Wenn sich neue Welten eröffnen

Woran das liegt, kann Astrid Schmid nicht genau sagen. Für vieles, was in ihr vorgeht, fehlen ihr die Worte. Sie ist eher ein Gefühlsmensch. So auch in Sachen Abenteuer. Eigentlich sei sie von Natur aus nicht unerschrocken. «Sondern das Gegenteil. Ich bin eigentlich ein ausgesprochener Angsthase», meint sie. Und doch waren und sind da offenbar Anteile in ihrer Persönlichkeit, die Angst und Grenzen überwinden. Zum ersten Mal passierte das beim Tauchen. Sie liess sich damals überreden. Und entdeckte so eine neue Welt. Zu dieser sei mit dem Rudern noch eine neue Dimension dazugekommen. Die Oberfläche. Und das offene Meer ohne Land und Menschen in Sicht. «Auf dem Pazifik waren wir so weit weg von allem. Zeitweise waren die uns nächsten Menschen, diejenigen auf der Raumstation ISS», erzählt sie. Kurz wird sie traurig. Sie spricht von Ferien fürs Gehirn, die jäh unterbrochen wurden, als Abfall über Abfall am Boot der Schweizerinnen und Schweizer vorbeitrieb. «Das hat uns beelendet.»

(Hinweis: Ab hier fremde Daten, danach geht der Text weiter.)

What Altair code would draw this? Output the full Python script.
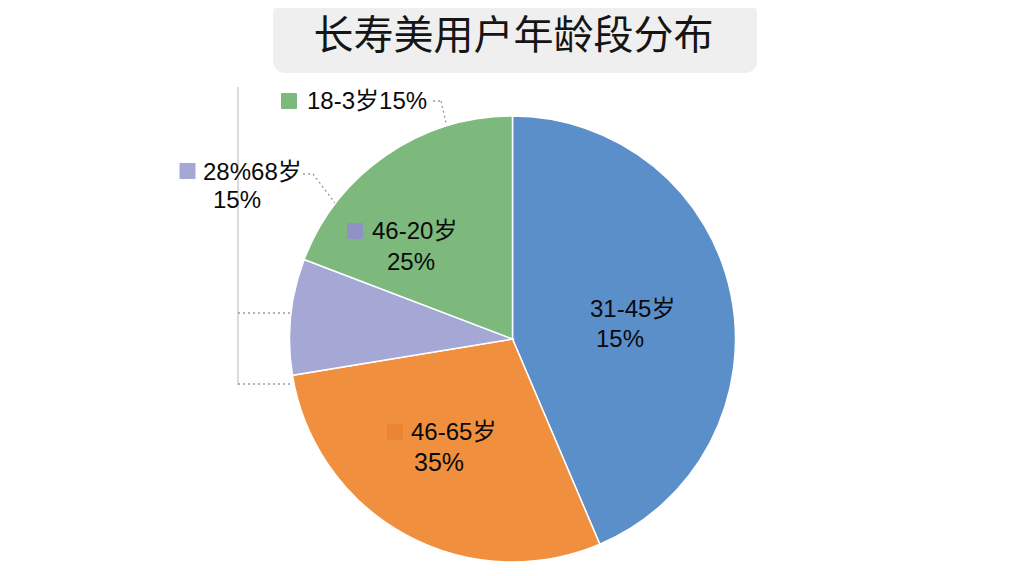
import altair as alt
import pandas as pd

# ---- data ----
segments = ["31-45岁", "46-65岁", "28%68岁", "18-3岁"]
shares = [43.6, 28.8, 8.4, 19.2]
seg_colors = ["#5b8fca", "#f0903f", "#a5a8d5", "#7db87d"]

title_text = "长寿美用户年龄段分布"
label_lines = {
    "top": "18-3岁15%",
    "left1": "28%68岁",
    "left2": "15%",
    "green1": "46-20岁",
    "green2": "25%",
    "blue1": "31-45岁",
    "blue2": "15%",
    "orange1": "46-65岁",
    "orange2": "35%",
}

W, H = 1008, 560
CX, CY, R = 504.5, 331, 223
FONT = "Liberation Sans, Arial, Noto Sans CJK SC"

pie_df = pd.DataFrame({"segment": segments, "share": shares, "order": list(range(len(segments)))})

pie = alt.Chart(pie_df).mark_arc(radius=R, stroke="white", strokeWidth=1.5).encode(
    theta=alt.Theta("share:Q", stack=True),
    order=alt.Order("order:Q"),
    color=alt.Color("segment:N", scale=alt.Scale(domain=segments, range=seg_colors), legend=None),
    x=alt.value(CX),
    y=alt.value(CY),
)

one = pd.DataFrame({"a": [0]})


def text(t, x, y, size=24, align="left", font=FONT, color="#0a0a0a"):
    return alt.Chart(one).mark_text(
        text=t, fontSize=size, align=align, baseline="middle", font=font, color=color
    ).encode(x=alt.value(x), y=alt.value(y))


def square(x, y, color, s=16):
    return alt.Chart(one).mark_rect(color=color, cornerRadius=1).encode(
        x=alt.value(x - s / 2), x2=alt.value(x + s / 2), y=alt.value(y - s / 2), y2=alt.value(y + s / 2)
    )


def seg(x1, y1, x2, y2, dash=True, color="#9a9a9a", w=1.3):
    kw = dict(color=color, strokeWidth=w)
    if dash:
        kw["strokeDash"] = [2, 3]
    return alt.Chart(one).mark_rule(**kw).encode(
        x=alt.value(x1), y=alt.value(y1), x2=alt.value(x2), y2=alt.value(y2)
    )


title_box = alt.Chart(one).mark_rect(color="#efefef", cornerRadius=12).encode(
    x=alt.value(265), x2=alt.value(749), y=alt.value(-6), y2=alt.value(65)
)
title = text(title_text, 505.5, 29, size=40, align="center", font="Noto Sans CJK SC", color="#151515")

lines = [
    seg(230, 79, 230, 377, dash=False, color="#cfcfcf", w=1.5),
    seg(230, 305, 300, 305),
    seg(230, 376, 282, 376),
    seg(425, 93, 433, 93),
    seg(433, 93, 439, 119),
    seg(295, 166, 305, 166),
    seg(305, 166, 330, 199),
]

labels = [
    square(281, 93, "#7db87d"),
    text(label_lines["top"], 299, 94),
    square(179.5, 163, "#a5a8d5"),
    text(label_lines["left1"], 195, 165),
    text(label_lines["left2"], 205, 193),
    square(347, 223, "#8f92c6"),
    text(label_lines["green1"], 364, 224),
    text(label_lines["green2"], 379, 255),
    text(label_lines["blue1"], 582, 302),
    text(label_lines["blue2"], 588, 332),
    square(387, 424, "#ec8532"),
    text(label_lines["orange1"], 403, 425),
    text(label_lines["orange2"], 406, 455, size=25),
]

chart = alt.layer(title_box, title, *lines, pie, *labels).properties(
    width=W, height=H, padding=0, autosize="none"
).configure_view(stroke=None)

chart.save("out.html", embed_options={"renderer": "svg", "actions": False})
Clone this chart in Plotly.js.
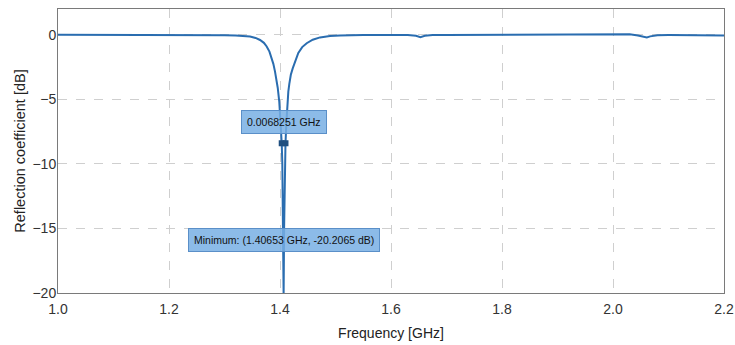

Die Pazifiküberquerung ist ein Erfolg. Bis zu diesem Zeitpunkt kamen nur 70 Prozent der Ruderinnen und Ruderer auf Hawaii an. Am schwierigsten auf hoher See war das Zwischenmenschliche. «Wir lebten für 43 Tage auf der Fläche von zwei Tischtennisplatten. Da kann man sich nicht ausweichen», erzählt Astrid Schmid. «Wir mussten das einfach aushalten.» Und doch seien die gemeinsamen Momente mit die schönsten der Reise gewesen. Die 51-Jährige erzählt von geteilten Orangen und ihrem Geburtstag ohne Land in Sicht. 

Zurück ins «Steinbock» und zur Gretchenfrage, ob Astrid Schmid eine Abenteuerin ist. Wieder lacht sie. Die dunkeln Locken hüpfen leicht auf und ab. «Ich bin nur in jener Hinsicht eine Abenteurerin, als dass ich gerne neue Welten entdecken. Aber ich bin nicht von Natur aus mutig. Ich mache einfach.» So absolvierte sie zum Beispiel auch mit 40 noch die Lizenz zum Fallschirmspringen. Auch darum geht es beim Vortrag «Showcase Bullauge». Nach vergangenen Events seien Leute an Astrid Schmid herangetreten und haben von ihren Herzenswünschen berichtet, die sie sich nun endlich erfüllt hätten. «Ich glaube, dass ich mir solche Wünsche erfülle, liegt daran, dass ich einfach nicht so geduldig bin.» Auf dem Haus ihres Vaters im Schanfigg steht eine Inschrift: «Fürcht nicht die Welt, greif tapfer an.» Das passe zu ihr, findet Astrid Schmid. Als Kind habe sie das nicht verstanden. Heute aber umso mehr.